Exercise requirements
Exactly as written, quote every line that follows, skipping the images.

== Data lines ==

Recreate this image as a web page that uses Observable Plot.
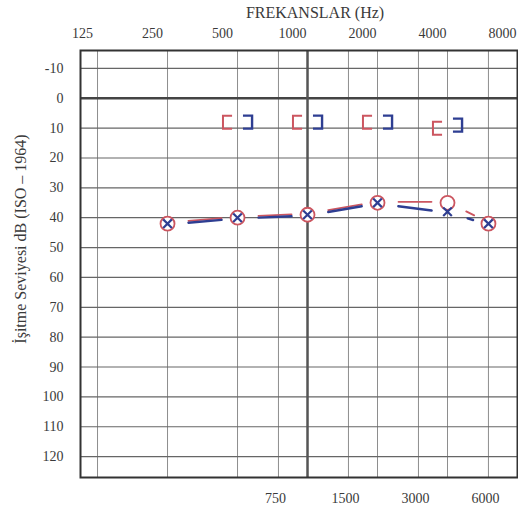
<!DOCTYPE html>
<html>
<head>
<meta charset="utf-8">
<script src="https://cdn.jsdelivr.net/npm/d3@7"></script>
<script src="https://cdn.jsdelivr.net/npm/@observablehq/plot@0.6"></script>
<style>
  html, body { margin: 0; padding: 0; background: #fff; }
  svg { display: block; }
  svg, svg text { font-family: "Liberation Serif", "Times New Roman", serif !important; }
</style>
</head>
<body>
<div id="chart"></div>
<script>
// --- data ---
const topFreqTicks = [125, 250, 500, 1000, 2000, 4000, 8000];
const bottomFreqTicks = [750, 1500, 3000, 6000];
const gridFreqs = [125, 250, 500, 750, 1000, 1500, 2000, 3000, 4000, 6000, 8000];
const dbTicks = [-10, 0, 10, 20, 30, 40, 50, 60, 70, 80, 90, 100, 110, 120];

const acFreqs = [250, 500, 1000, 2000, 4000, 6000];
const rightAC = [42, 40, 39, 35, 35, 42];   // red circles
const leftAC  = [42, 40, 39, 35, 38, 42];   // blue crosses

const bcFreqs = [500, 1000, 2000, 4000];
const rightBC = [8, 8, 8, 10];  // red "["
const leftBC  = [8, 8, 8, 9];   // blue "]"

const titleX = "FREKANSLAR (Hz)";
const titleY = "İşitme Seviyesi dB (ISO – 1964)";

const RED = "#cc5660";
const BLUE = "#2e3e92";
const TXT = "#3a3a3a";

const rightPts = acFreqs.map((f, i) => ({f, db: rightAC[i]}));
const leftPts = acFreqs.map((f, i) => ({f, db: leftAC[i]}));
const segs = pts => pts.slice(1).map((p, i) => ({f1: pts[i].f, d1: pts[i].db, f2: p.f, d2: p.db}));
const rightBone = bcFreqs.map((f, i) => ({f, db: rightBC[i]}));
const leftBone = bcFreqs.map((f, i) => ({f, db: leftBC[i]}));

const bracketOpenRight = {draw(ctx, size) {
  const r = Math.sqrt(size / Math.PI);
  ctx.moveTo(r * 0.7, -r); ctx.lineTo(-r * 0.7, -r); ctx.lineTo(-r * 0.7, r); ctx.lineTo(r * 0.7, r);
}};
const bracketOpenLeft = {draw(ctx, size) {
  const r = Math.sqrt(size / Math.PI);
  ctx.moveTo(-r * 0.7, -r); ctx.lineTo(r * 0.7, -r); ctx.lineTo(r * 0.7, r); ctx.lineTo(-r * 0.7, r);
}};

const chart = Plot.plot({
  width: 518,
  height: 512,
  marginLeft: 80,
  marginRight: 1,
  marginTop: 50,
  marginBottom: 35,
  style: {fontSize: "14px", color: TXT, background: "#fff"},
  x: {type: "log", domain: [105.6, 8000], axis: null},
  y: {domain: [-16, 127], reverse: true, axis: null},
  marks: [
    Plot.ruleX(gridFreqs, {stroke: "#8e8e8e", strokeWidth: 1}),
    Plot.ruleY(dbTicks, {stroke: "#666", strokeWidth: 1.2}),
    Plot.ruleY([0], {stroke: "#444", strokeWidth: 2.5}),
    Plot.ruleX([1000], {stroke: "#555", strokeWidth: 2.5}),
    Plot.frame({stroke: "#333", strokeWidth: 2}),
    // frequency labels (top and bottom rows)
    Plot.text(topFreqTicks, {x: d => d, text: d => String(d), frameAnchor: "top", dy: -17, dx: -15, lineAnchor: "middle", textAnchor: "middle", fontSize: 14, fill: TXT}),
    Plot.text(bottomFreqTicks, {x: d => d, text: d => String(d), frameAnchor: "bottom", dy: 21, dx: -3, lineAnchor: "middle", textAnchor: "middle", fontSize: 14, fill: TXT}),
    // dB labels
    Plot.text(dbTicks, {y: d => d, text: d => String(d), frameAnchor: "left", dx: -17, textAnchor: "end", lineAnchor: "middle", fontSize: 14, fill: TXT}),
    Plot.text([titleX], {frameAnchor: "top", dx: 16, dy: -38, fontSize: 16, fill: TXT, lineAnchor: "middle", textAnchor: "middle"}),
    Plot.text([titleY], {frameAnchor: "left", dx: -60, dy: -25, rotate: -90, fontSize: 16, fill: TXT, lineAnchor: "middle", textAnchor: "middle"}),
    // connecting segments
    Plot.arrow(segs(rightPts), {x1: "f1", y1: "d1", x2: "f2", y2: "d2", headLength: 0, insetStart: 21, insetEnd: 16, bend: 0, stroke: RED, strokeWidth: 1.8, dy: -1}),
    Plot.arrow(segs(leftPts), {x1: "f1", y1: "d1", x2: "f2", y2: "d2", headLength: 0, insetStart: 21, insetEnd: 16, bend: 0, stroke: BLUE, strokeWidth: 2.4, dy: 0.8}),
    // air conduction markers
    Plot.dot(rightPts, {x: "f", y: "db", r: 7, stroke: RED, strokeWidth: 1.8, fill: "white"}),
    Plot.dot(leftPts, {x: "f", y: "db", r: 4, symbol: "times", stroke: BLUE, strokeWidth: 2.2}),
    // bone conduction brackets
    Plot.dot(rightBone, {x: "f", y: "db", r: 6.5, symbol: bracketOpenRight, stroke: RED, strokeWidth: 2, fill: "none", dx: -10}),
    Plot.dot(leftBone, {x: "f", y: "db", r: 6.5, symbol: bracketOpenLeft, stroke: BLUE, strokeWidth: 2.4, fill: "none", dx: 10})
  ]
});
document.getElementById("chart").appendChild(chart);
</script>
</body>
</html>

===

Solution to the exercise
Recreate this image as a web page that uses Observable Plot.
<!DOCTYPE html>
<html>
<head>
<meta charset="utf-8">
<script src="https://cdn.jsdelivr.net/npm/d3@7"></script>
<script src="https://cdn.jsdelivr.net/npm/@observablehq/plot@0.6"></script>
<style>
  html, body { margin: 0; padding: 0; background: #fff; }
  svg { display: block; }
  svg, svg text { font-family: "Liberation Serif", "Times New Roman", serif !important; }
</style>
</head>
<body>
<div id="chart"></div>
<script>
// --- data ---
const topFreqTicks = [125, 250, 500, 1000, 2000, 4000, 8000];
const bottomFreqTicks = [750, 1500, 3000, 6000];
const gridFreqs = [125, 250, 500, 750, 1000, 1500, 2000, 3000, 4000, 6000, 8000];
const dbTicks = [-10, 0, 10, 20, 30, 40, 50, 60, 70, 80, 90, 100, 110, 120];

const acFreqs = [250, 500, 1000, 2000, 4000, 6000];
const rightAC = [42, 40, 39, 35, 35, 42];   // red circles
const leftAC  = [42, 40, 39, 35, 38, 42];   // blue crosses

const bcFreqs = [500, 1000, 2000, 4000];
const rightBC = [8, 8, 8, 10];  // red "["
const leftBC  = [8, 8, 8, 9];   // blue "]"

const titleX = "FREKANSLAR (Hz)";
const titleY = "İşitme Seviyesi dB (ISO – 1964)";

const RED = "#cc5660";
const BLUE = "#2e3e92";
const TXT = "#3a3a3a";

const rightPts = acFreqs.map((f, i) => ({f, db: rightAC[i]}));
const leftPts = acFreqs.map((f, i) => ({f, db: leftAC[i]}));
const segs = pts => pts.slice(1).map((p, i) => ({f1: pts[i].f, d1: pts[i].db, f2: p.f, d2: p.db}));
const rightBone = bcFreqs.map((f, i) => ({f, db: rightBC[i]}));
const leftBone = bcFreqs.map((f, i) => ({f, db: leftBC[i]}));

const bracketOpenRight = {draw(ctx, size) {
  const r = Math.sqrt(size / Math.PI);
  ctx.moveTo(r * 0.7, -r); ctx.lineTo(-r * 0.7, -r); ctx.lineTo(-r * 0.7, r); ctx.lineTo(r * 0.7, r);
}};
const bracketOpenLeft = {draw(ctx, size) {
  const r = Math.sqrt(size / Math.PI);
  ctx.moveTo(-r * 0.7, -r); ctx.lineTo(r * 0.7, -r); ctx.lineTo(r * 0.7, r); ctx.lineTo(-r * 0.7, r);
}};

const chart = Plot.plot({
  width: 518,
  height: 512,
  marginLeft: 80,
  marginRight: 1,
  marginTop: 50,
  marginBottom: 35,
  style: {fontSize: "14px", color: TXT, background: "#fff"},
  x: {type: "log", domain: [105.6, 8000], axis: null},
  y: {domain: [-16, 127], reverse: true, axis: null},
  marks: [
    Plot.ruleX(gridFreqs, {stroke: "#8e8e8e", strokeWidth: 1}),
    Plot.ruleY(dbTicks, {stroke: "#666", strokeWidth: 1.2}),
    Plot.ruleY([0], {stroke: "#444", strokeWidth: 2.5}),
    Plot.ruleX([1000], {stroke: "#555", strokeWidth: 2.5}),
    Plot.frame({stroke: "#333", strokeWidth: 2}),
    // frequency labels (top and bottom rows)
    Plot.text(topFreqTicks, {x: d => d, text: d => String(d), frameAnchor: "top", dy: -17, dx: -15, lineAnchor: "middle", textAnchor: "middle", fontSize: 14, fill: TXT}),
    Plot.text(bottomFreqTicks, {x: d => d, text: d => String(d), frameAnchor: "bottom", dy: 21, dx: -3, lineAnchor: "middle", textAnchor: "middle", fontSize: 14, fill: TXT}),
    // dB labels
    Plot.text(dbTicks, {y: d => d, text: d => String(d), frameAnchor: "left", dx: -17, textAnchor: "end", lineAnchor: "middle", fontSize: 14, fill: TXT}),
    Plot.text([titleX], {frameAnchor: "top", dx: 16, dy: -38, fontSize: 16, fill: TXT, lineAnchor: "middle", textAnchor: "middle"}),
    Plot.text([titleY], {frameAnchor: "left", dx: -60, dy: -25, rotate: -90, fontSize: 16, fill: TXT, lineAnchor: "middle", textAnchor: "middle"}),
    // connecting segments
    Plot.arrow(segs(rightPts), {x1: "f1", y1: "d1", x2: "f2", y2: "d2", headLength: 0, insetStart: 21, insetEnd: 16, bend: 0, stroke: RED, strokeWidth: 1.8, dy: -1}),
    Plot.arrow(segs(leftPts), {x1: "f1", y1: "d1", x2: "f2", y2: "d2", headLength: 0, insetStart: 21, insetEnd: 16, bend: 0, stroke: BLUE, strokeWidth: 2.4, dy: 0.8}),
    // air conduction markers
    Plot.dot(rightPts, {x: "f", y: "db", r: 7, stroke: RED, strokeWidth: 1.8, fill: "white"}),
    Plot.dot(leftPts, {x: "f", y: "db", r: 4, symbol: "times", stroke: BLUE, strokeWidth: 2.2}),
    // bone conduction brackets
    Plot.dot(rightBone, {x: "f", y: "db", r: 6.5, symbol: bracketOpenRight, stroke: RED, strokeWidth: 2, fill: "none", dx: -10}),
    Plot.dot(leftBone, {x: "f", y: "db", r: 6.5, symbol: bracketOpenLeft, stroke: BLUE, strokeWidth: 2.4, fill: "none", dx: 10})
  ]
});
document.getElementById("chart").appendChild(chart);
</script>
</body>
</html>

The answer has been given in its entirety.